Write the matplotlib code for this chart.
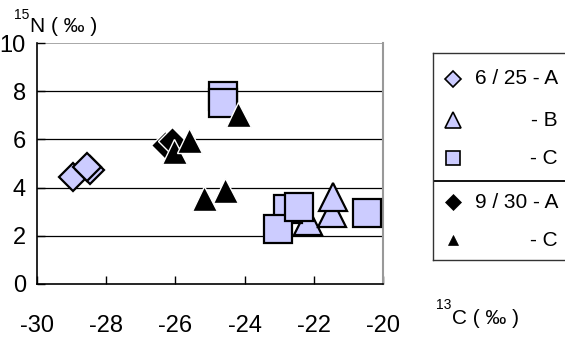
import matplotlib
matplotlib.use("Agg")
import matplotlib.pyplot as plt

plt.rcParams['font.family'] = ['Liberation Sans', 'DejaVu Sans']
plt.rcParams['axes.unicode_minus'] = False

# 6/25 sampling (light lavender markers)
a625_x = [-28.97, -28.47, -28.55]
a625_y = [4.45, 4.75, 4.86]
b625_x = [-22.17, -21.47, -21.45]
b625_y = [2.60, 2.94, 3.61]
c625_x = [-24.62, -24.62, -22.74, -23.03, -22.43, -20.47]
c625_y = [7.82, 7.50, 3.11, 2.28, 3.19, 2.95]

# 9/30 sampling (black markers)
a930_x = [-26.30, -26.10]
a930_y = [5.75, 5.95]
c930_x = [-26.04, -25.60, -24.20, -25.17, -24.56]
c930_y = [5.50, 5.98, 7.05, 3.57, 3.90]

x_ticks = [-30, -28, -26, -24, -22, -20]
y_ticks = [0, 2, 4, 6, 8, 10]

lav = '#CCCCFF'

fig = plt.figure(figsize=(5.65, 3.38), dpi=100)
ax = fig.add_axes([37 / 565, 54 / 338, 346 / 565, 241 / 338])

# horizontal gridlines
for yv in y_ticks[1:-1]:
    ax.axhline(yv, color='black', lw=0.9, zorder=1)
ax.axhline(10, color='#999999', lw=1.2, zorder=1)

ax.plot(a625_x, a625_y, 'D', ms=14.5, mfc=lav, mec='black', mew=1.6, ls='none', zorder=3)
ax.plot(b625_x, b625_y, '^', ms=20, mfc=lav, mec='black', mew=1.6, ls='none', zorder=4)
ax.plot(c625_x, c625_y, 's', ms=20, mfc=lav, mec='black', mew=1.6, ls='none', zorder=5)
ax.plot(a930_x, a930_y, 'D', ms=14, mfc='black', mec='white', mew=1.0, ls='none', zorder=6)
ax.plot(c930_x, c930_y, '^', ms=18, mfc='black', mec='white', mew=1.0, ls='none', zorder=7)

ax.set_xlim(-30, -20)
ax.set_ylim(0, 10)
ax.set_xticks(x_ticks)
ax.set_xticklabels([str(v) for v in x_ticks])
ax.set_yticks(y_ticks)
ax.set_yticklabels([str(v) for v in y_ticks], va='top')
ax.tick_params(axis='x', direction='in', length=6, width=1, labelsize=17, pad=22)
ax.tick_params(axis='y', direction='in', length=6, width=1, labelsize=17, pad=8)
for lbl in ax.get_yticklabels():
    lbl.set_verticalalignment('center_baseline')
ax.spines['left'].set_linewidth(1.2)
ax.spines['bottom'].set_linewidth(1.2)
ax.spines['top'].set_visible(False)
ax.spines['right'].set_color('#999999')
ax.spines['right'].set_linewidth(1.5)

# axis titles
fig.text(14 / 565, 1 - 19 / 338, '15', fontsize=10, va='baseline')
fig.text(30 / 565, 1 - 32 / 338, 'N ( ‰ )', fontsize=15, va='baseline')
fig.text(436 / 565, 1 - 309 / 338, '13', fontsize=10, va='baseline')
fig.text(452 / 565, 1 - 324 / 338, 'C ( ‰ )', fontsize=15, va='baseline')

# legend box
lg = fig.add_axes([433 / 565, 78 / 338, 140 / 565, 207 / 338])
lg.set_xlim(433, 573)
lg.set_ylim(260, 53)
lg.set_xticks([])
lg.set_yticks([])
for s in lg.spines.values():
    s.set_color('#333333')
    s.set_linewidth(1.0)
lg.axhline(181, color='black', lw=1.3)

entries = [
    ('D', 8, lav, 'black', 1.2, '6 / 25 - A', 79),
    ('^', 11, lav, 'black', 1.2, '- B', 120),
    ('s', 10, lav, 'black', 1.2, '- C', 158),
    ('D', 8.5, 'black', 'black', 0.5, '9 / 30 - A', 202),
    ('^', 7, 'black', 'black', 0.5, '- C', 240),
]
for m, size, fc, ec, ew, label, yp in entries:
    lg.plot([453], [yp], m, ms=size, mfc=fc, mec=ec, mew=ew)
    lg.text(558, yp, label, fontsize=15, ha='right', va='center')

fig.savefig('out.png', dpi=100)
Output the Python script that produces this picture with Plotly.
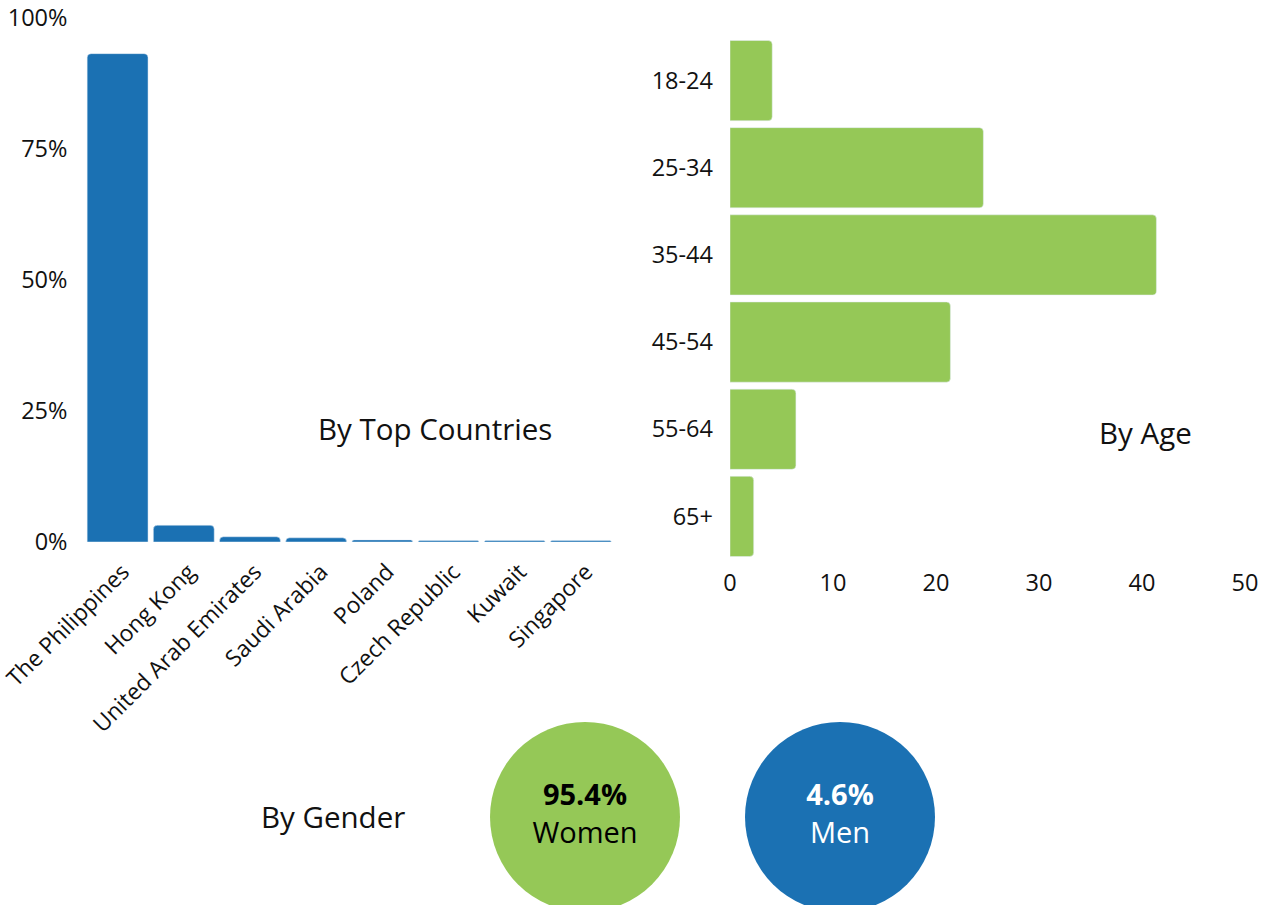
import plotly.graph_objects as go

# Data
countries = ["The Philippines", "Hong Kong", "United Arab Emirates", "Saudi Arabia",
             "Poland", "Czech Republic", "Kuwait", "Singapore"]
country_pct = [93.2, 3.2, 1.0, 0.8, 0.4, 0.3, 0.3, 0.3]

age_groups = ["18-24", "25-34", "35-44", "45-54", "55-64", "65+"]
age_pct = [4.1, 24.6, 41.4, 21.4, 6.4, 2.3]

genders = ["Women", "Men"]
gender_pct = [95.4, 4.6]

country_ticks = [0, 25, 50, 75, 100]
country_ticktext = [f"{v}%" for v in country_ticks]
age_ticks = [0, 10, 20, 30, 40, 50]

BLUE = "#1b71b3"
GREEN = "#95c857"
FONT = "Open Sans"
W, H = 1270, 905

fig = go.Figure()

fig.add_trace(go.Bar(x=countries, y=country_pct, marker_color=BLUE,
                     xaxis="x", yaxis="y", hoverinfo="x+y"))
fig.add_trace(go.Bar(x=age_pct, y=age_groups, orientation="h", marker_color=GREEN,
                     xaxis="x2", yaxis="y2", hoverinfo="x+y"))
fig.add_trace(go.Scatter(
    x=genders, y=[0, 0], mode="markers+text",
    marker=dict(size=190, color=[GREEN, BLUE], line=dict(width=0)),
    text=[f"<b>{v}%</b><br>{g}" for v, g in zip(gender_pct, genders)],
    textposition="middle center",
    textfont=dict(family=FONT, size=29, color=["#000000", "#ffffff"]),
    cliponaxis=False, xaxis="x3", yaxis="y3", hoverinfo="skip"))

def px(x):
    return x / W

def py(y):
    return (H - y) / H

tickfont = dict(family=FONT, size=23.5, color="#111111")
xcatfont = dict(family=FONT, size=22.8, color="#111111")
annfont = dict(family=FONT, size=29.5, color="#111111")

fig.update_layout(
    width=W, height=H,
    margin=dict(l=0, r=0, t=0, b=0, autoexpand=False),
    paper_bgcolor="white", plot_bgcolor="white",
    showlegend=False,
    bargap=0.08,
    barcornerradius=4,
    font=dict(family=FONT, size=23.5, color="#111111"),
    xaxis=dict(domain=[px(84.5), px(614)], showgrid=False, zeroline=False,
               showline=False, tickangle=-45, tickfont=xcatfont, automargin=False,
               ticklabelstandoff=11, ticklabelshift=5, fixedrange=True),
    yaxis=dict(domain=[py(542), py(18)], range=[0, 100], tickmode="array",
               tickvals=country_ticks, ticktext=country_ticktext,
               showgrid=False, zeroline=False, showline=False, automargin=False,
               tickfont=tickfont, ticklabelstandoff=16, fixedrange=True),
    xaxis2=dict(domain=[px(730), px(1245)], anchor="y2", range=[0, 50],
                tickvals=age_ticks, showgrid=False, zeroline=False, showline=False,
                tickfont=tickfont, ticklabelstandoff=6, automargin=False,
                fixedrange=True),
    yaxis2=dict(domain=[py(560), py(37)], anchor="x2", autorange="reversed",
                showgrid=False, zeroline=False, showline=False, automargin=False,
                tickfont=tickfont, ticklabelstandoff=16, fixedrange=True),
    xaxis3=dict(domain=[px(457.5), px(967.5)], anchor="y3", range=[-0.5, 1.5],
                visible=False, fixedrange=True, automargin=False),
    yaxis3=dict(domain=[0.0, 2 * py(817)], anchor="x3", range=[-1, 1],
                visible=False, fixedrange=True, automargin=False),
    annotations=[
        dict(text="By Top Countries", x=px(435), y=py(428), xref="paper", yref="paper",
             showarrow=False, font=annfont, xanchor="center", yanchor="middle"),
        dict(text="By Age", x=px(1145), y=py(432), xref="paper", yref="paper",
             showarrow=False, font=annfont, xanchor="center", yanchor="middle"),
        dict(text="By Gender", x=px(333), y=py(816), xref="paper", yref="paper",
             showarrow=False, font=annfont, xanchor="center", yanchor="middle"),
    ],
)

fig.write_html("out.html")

....

→ **WHAT IS NEEDED**: Make an exact copy of the lines from the top of the material through the line with "lav = '#CCCCFF'", pictures excluded.

→ **THE SOLUTION**:
Write the matplotlib code for this chart.
import matplotlib
matplotlib.use("Agg")
import matplotlib.pyplot as plt

plt.rcParams['font.family'] = ['Liberation Sans', 'DejaVu Sans']
plt.rcParams['axes.unicode_minus'] = False

# 6/25 sampling (light lavender markers)
a625_x = [-28.97, -28.47, -28.55]
a625_y = [4.45, 4.75, 4.86]
b625_x = [-22.17, -21.47, -21.45]
b625_y = [2.60, 2.94, 3.61]
c625_x = [-24.62, -24.62, -22.74, -23.03, -22.43, -20.47]
c625_y = [7.82, 7.50, 3.11, 2.28, 3.19, 2.95]

# 9/30 sampling (black markers)
a930_x = [-26.30, -26.10]
a930_y = [5.75, 5.95]
c930_x = [-26.04, -25.60, -24.20, -25.17, -24.56]
c930_y = [5.50, 5.98, 7.05, 3.57, 3.90]

x_ticks = [-30, -28, -26, -24, -22, -20]
y_ticks = [0, 2, 4, 6, 8, 10]

lav = '#CCCCFF'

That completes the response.